In one neighbourhood of occupied Jerusalem, no one is quite sure who their government is.

The suffocatingly dense district of Shuafat is a Palestinian refugee camp that has grown into a maze of illegally built high-rises, but the Palestinian National Authority has no power here.

Israel considers Shuafat under its jurisdiction — its residents pay tax — yet people say the only state presence they feel is when soldiers come in.

Sewage spills on to the road, rubbish burns in old oil drums, and there is no mail system. Few streets have names. Israeli ambulances and fire trucks won’t enter.

So for many residents of Shuafat, the closest thing to a government is the United Nations Relief and Works Agency, UNRWA.

The body was set up to help Palestinians uprooted in the 1948 Arab-Israeli war — at the time considered a temporary crisis. In the absence of peace, UNRWA has continued operations for seven decades, running schools, clinics, sanitation efforts and shelters.

But the aid agency is in crisis after Washington targeted its funding. For the residents on the crowded streets of Shuafat, already notorious as the drug and crime centre of occupied Jerusalem, an end to UNRWA would mean the collapse of nearly all their infrastructure.

Donald Trump says he is using humanitarian aid to Shuafat and more than 5 million Palestinians across the Middle East as leverage to force their leaders into signing up to his yet-to-be-detailed peace initiative.

“That money is on the table and that money’s not going to them unless they sit down and negotiate peace,” he said on Thursday, sitting opposite Israel’s prime minister, Benjamin Netanyahu.

Cutbacks have already started. Last year, the US was the single largest donor to UNRWA, paying $355 million (Dh1,229,4 million), close to half its operating budget. This year, it has contributed $60 million.

Blocked off by Israel’s separation barrier, there is only one exit from Shuafat into the rest of occupied Jerusalem, through a military checkpoint.
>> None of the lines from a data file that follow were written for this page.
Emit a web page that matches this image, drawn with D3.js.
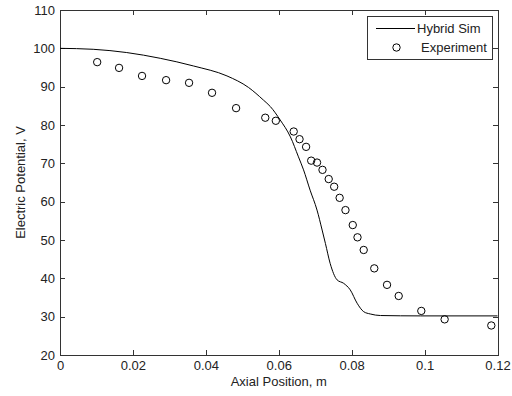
<!DOCTYPE html>
<html>
<head>
<meta charset="utf-8">
<script src="https://cdn.jsdelivr.net/npm/d3@7"></script>
<style>
  html, body { margin: 0; padding: 0; background: #fff; }
  svg { display: block; font-family: "Liberation Sans", Arial, Helvetica, sans-serif; }
  .axis text { font-size: 13px; fill: #222; }
  .axis path, .axis line { stroke: #333; stroke-width: 1; shape-rendering: crispEdges; }
</style>
</head>
<body>
<svg id="chart" width="512" height="396"></svg>
<script>
// Hybrid simulation: axial position (m) and electric potential (V)
const simX = [0, 0.0091, 0.0183, 0.0275, 0.0366, 0.0458, 0.0517, 0.0558, 0.0577, 0.0604, 0.0632,
  0.0654, 0.0668, 0.0686, 0.0705, 0.0719, 0.0728, 0.0741, 0.0760, 0.0778, 0.0796, 0.0815,
  0.0833, 0.0851, 0.0879, 0.0989, 0.12];
const simV = [100.0, 99.75, 98.9, 97.4, 95.4, 92.8, 89.8, 86.5, 84.8, 81.3, 76.9,
  71.7, 68.3, 63.0, 57.8, 52.6, 49.1, 43.9, 39.6, 38.7, 37.0, 33.5,
  31.3, 30.7, 30.3, 30.2, 30.2];

// Experimental measurements
const expX = [0.0102, 0.0162, 0.0225, 0.0291, 0.0354, 0.0417, 0.0483, 0.0563, 0.0592, 0.0641,
  0.0657, 0.0675, 0.0689, 0.0705, 0.0720, 0.0737, 0.0752, 0.0767, 0.0783, 0.0803,
  0.0816, 0.0833, 0.0862, 0.0897, 0.0929, 0.0991, 0.1055, 0.1183];
const expV = [96.4, 94.9, 92.8, 91.7, 91.0, 88.4, 84.4, 81.9, 81.1, 78.3,
  76.3, 74.3, 70.7, 70.2, 68.3, 65.9, 63.9, 61.0, 57.8, 53.9,
  50.7, 47.4, 42.6, 38.3, 35.4, 31.5, 29.3, 27.7];

const xTicks = [0, 0.02, 0.04, 0.06, 0.08, 0.1, 0.12];
const xTickLabels = ["0", "0.02", "0.04", "0.06", "0.08", "0.1", "0.12"];
const yTicks = [20, 30, 40, 50, 60, 70, 80, 90, 100, 110];
const yTickLabels = ["20", "30", "40", "50", "60", "70", "80", "90", "100", "110"];

const svg = d3.select("#chart");
const plotLeft = 60, plotRight = 497.5, plotTop = 10, plotBottom = 355;

const x = d3.scaleLinear().domain([0, 0.12]).range([plotLeft, plotRight]);
const y = d3.scaleLinear().domain([20, 110]).range([plotBottom, plotTop]);

// Axes with inward ticks on all four sides
svg.append("g").attr("class", "axis")
  .attr("transform", `translate(0,${plotBottom})`)
  .call(d3.axisBottom(x).tickValues(xTicks)
    .tickFormat((d, i) => xTickLabels[i])
    .tickSizeInner(-5).tickSizeOuter(0).tickPadding(6));

svg.append("g").attr("class", "axis")
  .attr("transform", `translate(0,${plotTop})`)
  .call(d3.axisTop(x).tickValues(xTicks).tickFormat("")
    .tickSizeInner(-5).tickSizeOuter(0));

svg.append("g").attr("class", "axis")
  .attr("transform", `translate(${plotLeft},0)`)
  .call(d3.axisLeft(y).tickValues(yTicks)
    .tickFormat((d, i) => yTickLabels[i])
    .tickSizeInner(-5).tickSizeOuter(0).tickPadding(5));

svg.append("g").attr("class", "axis")
  .attr("transform", `translate(${plotRight},0)`)
  .call(d3.axisRight(y).tickValues(yTicks).tickFormat("")
    .tickSizeInner(-5).tickSizeOuter(0));

// Simulation curve
const simData = simX.map((d, i) => [d, simV[i]]);
svg.append("path")
  .datum(simData)
  .attr("fill", "none")
  .attr("stroke", "#000")
  .attr("stroke-width", 1)
  .attr("d", d3.line().x(d => x(d[0])).y(d => y(d[1])).curve(d3.curveMonotoneX));

// Experimental points
const expData = expX.map((d, i) => [d, expV[i]]);
svg.append("g").selectAll("circle")
  .data(expData)
  .join("circle")
  .attr("cx", d => x(d[0]))
  .attr("cy", d => y(d[1]))
  .attr("r", 3.7)
  .attr("fill", "none")
  .attr("stroke", "#000")
  .attr("stroke-width", 1);

// Axis titles
svg.append("text")
  .attr("x", (plotLeft + plotRight) / 2)
  .attr("y", 386)
  .attr("text-anchor", "middle")
  .attr("font-size", 13)
  .attr("fill", "#222")
  .text("Axial Position, m");

svg.append("text")
  .attr("transform", `translate(25,${(plotTop + plotBottom) / 2}) rotate(-90)`)
  .attr("text-anchor", "middle")
  .attr("font-size", 13)
  .attr("fill", "#222")
  .text("Electric Potential, V");

// Legend
const lg = svg.append("g");
lg.append("rect")
  .attr("x", 367.5).attr("y", 16.5)
  .attr("width", 125).attr("height", 43)
  .attr("fill", "#fff").attr("stroke", "#333").attr("stroke-width", 1);
lg.append("line")
  .attr("x1", 376).attr("x2", 415).attr("y1", 28.5).attr("y2", 28.5)
  .attr("stroke", "#000").attr("stroke-width", 1);
lg.append("text")
  .attr("x", 417).attr("y", 33).attr("font-size", 13).attr("fill", "#222")
  .text("Hybrid Sim");
lg.append("circle")
  .attr("cx", 396.5).attr("cy", 47.5).attr("r", 3.7)
  .attr("fill", "none").attr("stroke", "#000").attr("stroke-width", 1);
lg.append("text")
  .attr("x", 421).attr("y", 52).attr("font-size", 13).attr("fill", "#222")
  .text("Experiment");
</script>
</body>
</html>
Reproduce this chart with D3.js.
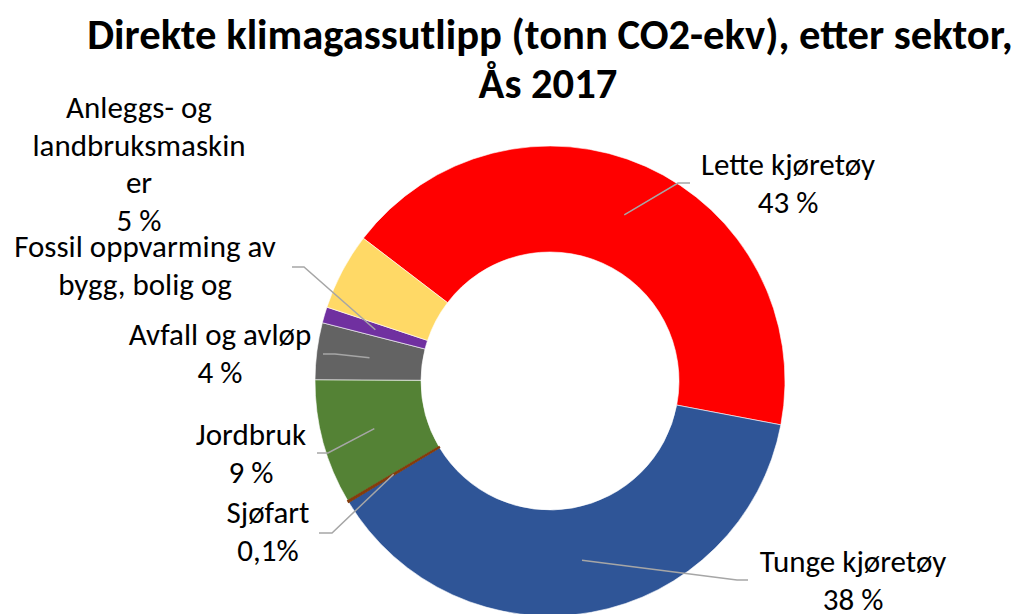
<!DOCTYPE html>
<html>
<head>
<meta charset="utf-8">
<script src="https://cdn.jsdelivr.net/npm/d3@7"></script>
<style>
  body { margin: 0; background: #fff; }
  text { font-family: Carlito, Calibri, Lato, sans-serif; fill: #000; }
</style>
</head>
<body>
<script>
// Chart data
var sectors = ["Lette kjøretøy", "Tunge kjøretøy", "Sjøfart", "Jordbruk",
               "Avfall og avløp", "Fossil oppvarming av bygg, bolig og", "Anleggs- og landbruksmaskiner"];
var shares = [42.6, 38.4, 0.1, 8.6, 3.9, 1.1, 5.3];
var labelLines = [
    ["Lette kjøretøy", "43 %"],
    ["Tunge kjøretøy", "38 %"],
    ["Sjøfart", "0,1%"],
    ["Jordbruk", "9 %"],
    ["Avfall og avløp", "4 %"],
    ["Fossil oppvarming av", "bygg, bolig og"],
    ["Anleggs- og", "landbruksmaskin", "er", "5 %"]
];
var colors = ["#FF0000", "#2F5597", "#843C0C", "#548235", "#636363", "#7030A0", "#FFD966"];

var w = 1018, h = 614;
var cx = 550, cy = 381;
var outerR = 235, innerR = 129;

// label layout: text centre x, first baseline y, and leader bend/end points
var labelPos = [
    {x: 788, y: 175, bend: [678, 183], end: [690, 183]},
    {x: 853, y: 572, bend: [737, 580], end: [748, 580]},
    {x: 268, y: 523, bend: [332, 533], end: [319, 533]},
    {x: 251, y: 445, bend: [328, 453], end: [317, 453]},
    {x: 220, y: 345, bend: [335, 354], end: [323, 354]},
    {x: 145, y: 257, bend: [304, 267], end: [292, 267]},
    {x: 139, y: 118, bend: null, end: null}
];
var lineGap = 37.5;

var svg = d3.select("body")
    .append("svg")
    .attr("width", w)
    .attr("height", h);

// Title
svg.append("text")
    .attr("x", 550)
    .attr("y", 49)
    .attr("text-anchor", "middle")
    .style("font-weight", "bold")
    .style("font-size", "42.6px")
    .text("Direkte klimagassutlipp (tonn CO2-ekv), etter sektor,");
svg.append("text")
    .attr("x", 548)
    .attr("y", 98)
    .attr("text-anchor", "middle")
    .style("font-weight", "bold")
    .style("font-size", "42.6px")
    .text("Ås 2017");

var pie = d3.pie()
    .sort(null)
    .startAngle(-52.6 * Math.PI / 180)
    .endAngle((360 - 52.6) * Math.PI / 180);

var arc = d3.arc()
    .innerRadius(innerR)
    .outerRadius(outerR);

var midArc = d3.arc()
    .innerRadius((innerR + outerR) / 2)
    .outerRadius((innerR + outerR) / 2);

var arcs = pie(shares);

var g = svg.append("g")
    .attr("transform", "translate(" + cx + "," + cy + ")");

g.selectAll("path")
    .data(arcs)
    .enter()
    .append("path")
    .attr("d", arc)
    .attr("fill", function(d, i) { return colors[i]; })
    .attr("stroke", "#fff")
    .attr("stroke-width", 0.6);

// the tiny Sjøfart slice is drawn thicker so it stays visible, as in the original
g.append("path")
    .attr("d", arc(arcs[2]))
    .attr("fill", colors[2])
    .attr("stroke", colors[2])
    .attr("stroke-width", 1.6);

// Leader lines
arcs.forEach(function(d, i) {
    var p = labelPos[i];
    if (!p.end) return;
    var c = midArc.centroid(d);
    var pts = [[cx + c[0], cy + c[1]], p.bend, p.end];
    svg.append("path")
        .attr("d", d3.line()(pts))
        .attr("fill", "none")
        .attr("stroke", "#A6A6A6")
        .attr("stroke-width", 1.5);
});

// Labels
labelLines.forEach(function(lines, i) {
    var p = labelPos[i];
    var t = svg.append("text")
        .attr("text-anchor", "middle")
        .style("font-size", "31px");
    lines.forEach(function(s, j) {
        t.append("tspan")
            .attr("x", p.x)
            .attr("y", p.y + j * lineGap)
            .text(s);
    });
});
</script>
</body>
</html>
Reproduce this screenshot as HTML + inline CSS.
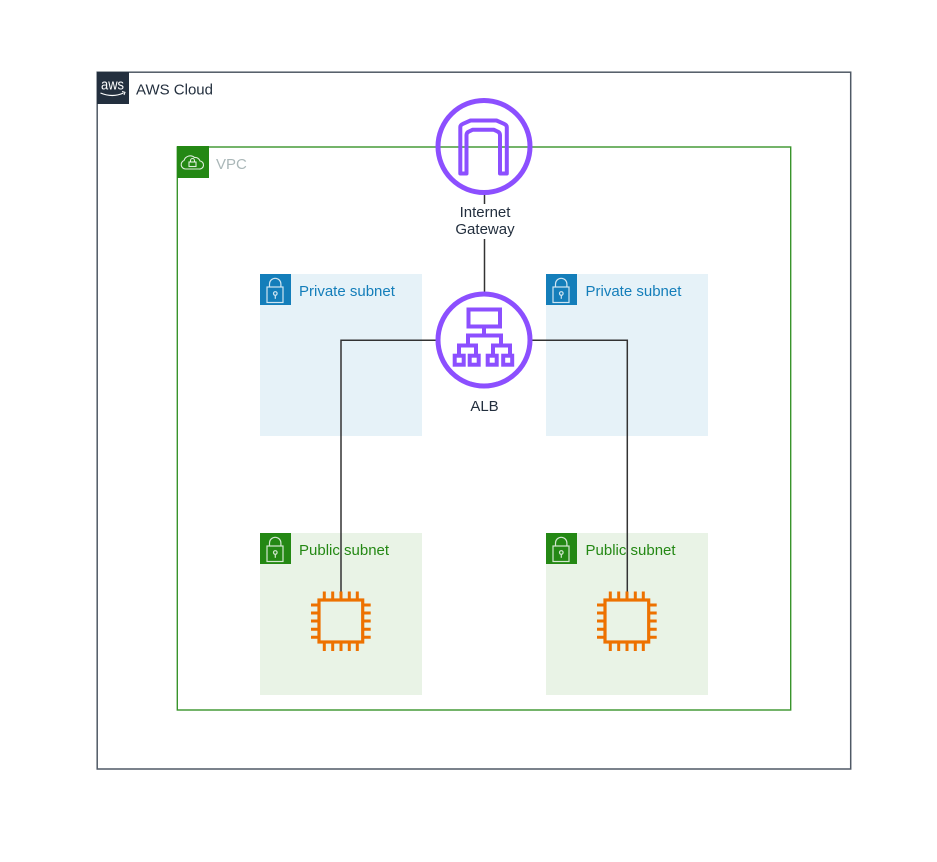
<!DOCTYPE html>
<html>
<head>
<meta charset="utf-8">
<style>
html,body{margin:0;padding:0;background:#fff;width:937px;height:862px;overflow:hidden}
svg{display:block}
text{font-family:"Liberation Sans",Arial,sans-serif;font-size:15px}
</style>
</head>
<body>
<svg width="937" height="862" viewBox="0 0 937 862" xmlns="http://www.w3.org/2000/svg">
<defs>
<g id="ec2" fill="none" stroke="#ED7100" stroke-width="3">
<rect x="319" y="600" width="43.700" height="42" stroke-width="3.200"/>
<path d="M324.300 600v-8.500M332.700 600v-8.500M341 600v-8.500M349.300 600v-8.500M357.300 600v-8.500M324.300 642v9M332.700 642v9M341 642v9M349.300 642v9M357.300 642v9M319 605h-8M319 613h-8M319 621h-8M319 629.300h-8M319 637.300h-8M362.700 605h8M362.700 613h8M362.700 621h8M362.700 629.300h8M362.700 637.300h8"/>
</g>
<g id="lock" fill="none" stroke="#fff" stroke-width="1.200" opacity=".8">
<rect x="267" y="287" width="16" height="15.500"/>
<path d="M269.500 287v-3a5.700 5.700 0 0 1 11.400 0v3"/>
<circle cx="275.300" cy="293.500" r="1.800"/>
<path d="M275.300 295.300v3.500"/>
</g>
</defs>

<rect x="97.200" y="72.200" width="753.500" height="696.800" fill="#fff" stroke="#232F3E" stroke-width="1.500" stroke-opacity=".8"/>
<rect x="97" y="72" width="32" height="32" fill="#232F3E"/>
<text x="101" y="89.500" fill="#fff" style="font-size:15px" textLength="23" lengthAdjust="spacingAndGlyphs">aws</text>
<path d="M100.500 93q12 5 23 0" fill="none" stroke="#fff" stroke-width="1.200"/>
<path d="M122 91.500l3 .8-1 2.700" fill="none" stroke="#fff" stroke-width="1"/>
<text x="136" y="94.500" fill="#232F3E">AWS Cloud</text>

<rect x="177.300" y="147" width="613.400" height="563" fill="none" stroke="#248814" stroke-width="1.400" stroke-opacity=".9"/>
<rect x="177" y="146" width="32" height="32" fill="#248814"/>
<path d="M186 169h13a4 4 0 0 0 1-8 5 5 0 0 0-5.500-3.500 6.500 6.500 0 0 0-10.500 3 4.400 4.400 0 0 0 1.500 8.500z" fill="none" stroke="#fff" stroke-width="1.100" opacity=".85"/>
<rect x="189" y="162" width="7" height="4.500" fill="none" stroke="#fff" stroke-width="1.100" opacity=".85"/>
<path d="M190.500 162v-1.500a2 2 0 0 1 4 0v1.500" fill="none" stroke="#fff" stroke-width="1.100" opacity=".85"/>
<text x="216" y="169" fill="#AAB7B8">VPC</text>

<rect x="260" y="274" width="162" height="162" fill="#E6F2F8"/>
<rect x="260" y="274" width="31" height="31" fill="#147EBA"/>
<use href="#lock"/>
<text x="299" y="296" fill="#147EBA">Private subnet</text>

<rect x="546" y="274" width="162" height="162" fill="#E6F2F8"/>
<rect x="546" y="274" width="31" height="31" fill="#147EBA"/>
<use href="#lock" transform="translate(286 0)"/>
<text x="585.500" y="296" fill="#147EBA">Private subnet</text>

<rect x="260" y="533" width="162" height="162" fill="#E9F3E6"/>
<rect x="260" y="533" width="31" height="31" fill="#248814"/>
<use href="#lock" transform="translate(0 259)"/>
<text x="299" y="555" fill="#248814">Public subnet</text>

<rect x="546" y="533" width="162" height="162" fill="#E9F3E6"/>
<rect x="546" y="533" width="31" height="31" fill="#248814"/>
<use href="#lock" transform="translate(286 259)"/>
<text x="585.500" y="555" fill="#248814">Public subnet</text>

<g fill="none" stroke="#333" stroke-width="1.500">
<path d="M484.500 194V292"/>
<path d="M436 340.300H341V592"/>
<path d="M532 340.300H627.300V592"/>
</g>

<rect x="450" y="204" width="70" height="35" fill="#fff"/>
<text x="485" y="217" fill="#232F3E" text-anchor="middle">Internet</text>
<text x="485" y="234" fill="#232F3E" text-anchor="middle">Gateway</text>

<circle cx="484" cy="146.500" r="46" fill="none" stroke="#8C4FFF" stroke-width="5"/>
<path d="M460.300 173.500V127Q460.300 125 463 123.800L470.500 120.500H496.500L504 123.800Q506.800 125 506.800 127V173.500H500V135Q500 132.500 497.500 131.500L494 129.800H472.500L469 131.500Q466.500 132.500 466.500 135V173.500Z" fill="none" stroke="#8C4FFF" stroke-width="4" stroke-linejoin="round"/>

<circle cx="484" cy="340" r="46" fill="none" stroke="#8C4FFF" stroke-width="5"/>
<g fill="none" stroke="#8C4FFF" stroke-width="4">
<rect x="468.500" y="309.500" width="31.500" height="17"/>
<path d="M484 327v8M468 345v-9.500h33V345"/>
<path d="M459 355v-9.500h17V355M493 355v-9.500h17V355"/>
<rect x="454.700" y="355.700" width="9" height="9"/>
<rect x="469.700" y="355.700" width="9" height="9"/>
<rect x="487.700" y="355.700" width="9" height="9"/>
<rect x="503.200" y="355.700" width="9" height="9"/>
</g>
<text x="484.500" y="411" fill="#232F3E" text-anchor="middle">ALB</text>

<use href="#ec2"/>
<use href="#ec2" transform="translate(286 0)"/>
</svg>
</body>
</html>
There are no accurate figures regarding how many people live in the camp, which was annexed by Israel after 1967, although UNRWA estimates about 24,000 live there.

Khalid Al Shaikh, 48, works in the Palestinian Child Centre, a group in Shuafat that runs reading, music, yoga and other activities.

With overcrowding in schools — up to 46 in a class, Al Shaikh says — the group hopes to reduce psychological stress in a neighbourhood he describes as a “prison”.

A week ago, the girls’ school run by UNRWA was raided by thieves who stole computers. “There are hardly any janitors, no guards,” he said.

“If it was bad before, imagine the situation after. Trump’s decision: it’s a death sentence to the children of the camp,” he said. “If you remove these services, people have nothing left but their dignity.” He warned that the result would be violence.

Shuafat has a history of attacks, both criminal and political. In 2015, the Times of Israel described the camp as a “ticking time bomb”.

Chris Gunness, a spokesman for UNWRA, also warns of the danger of cuts. “Is it in American and Israel security interests to have the collapse of a functioning service provider in [occupied] Jerusalem?” he asked.

UNRWA also works across the West Bank and Gaza, where Trump’s Middle East policies have met an explosive reaction.

A joint Palestinian-Israeli poll found support for armed action among Palestinians jumped 17 per cent immediately after the US president said he would recognise occupied Jerusalem as Israel’s capital. The declaration broke international consensus that the city’s status would be negotiated by the two sides. Trump now says that issue is off the table.

More than half of the Palestinian refugees UNRWA supports live in other countries — Lebanon, Syria and Jordan. In Lebanon, slum-like conditions and state discrimination in camps regularly lead to clashes with the army.

“We run schools for over half a million children across the region,” said Gunness. “Imagine if those services were to stop ... You would have half a million children on the streets of the Middle East and not in UN schools at a time when extremists are in full recruitment mode. How does that fit with the counter-terrorism narrative of western governments? How does that contribute towards stability in the Middle East?”

UNRWA’s commissioner-general has been travelling around the world meeting governments and individuals in an attempt to cover the shortfall. A public campaign, named “dignity is priceless “, has launched online.

For the moment, Gunness says UNRWA is determined not to make any cuts: “We are robustly determined to maintain services because we are talking about some of the most disadvantaged people in the region.”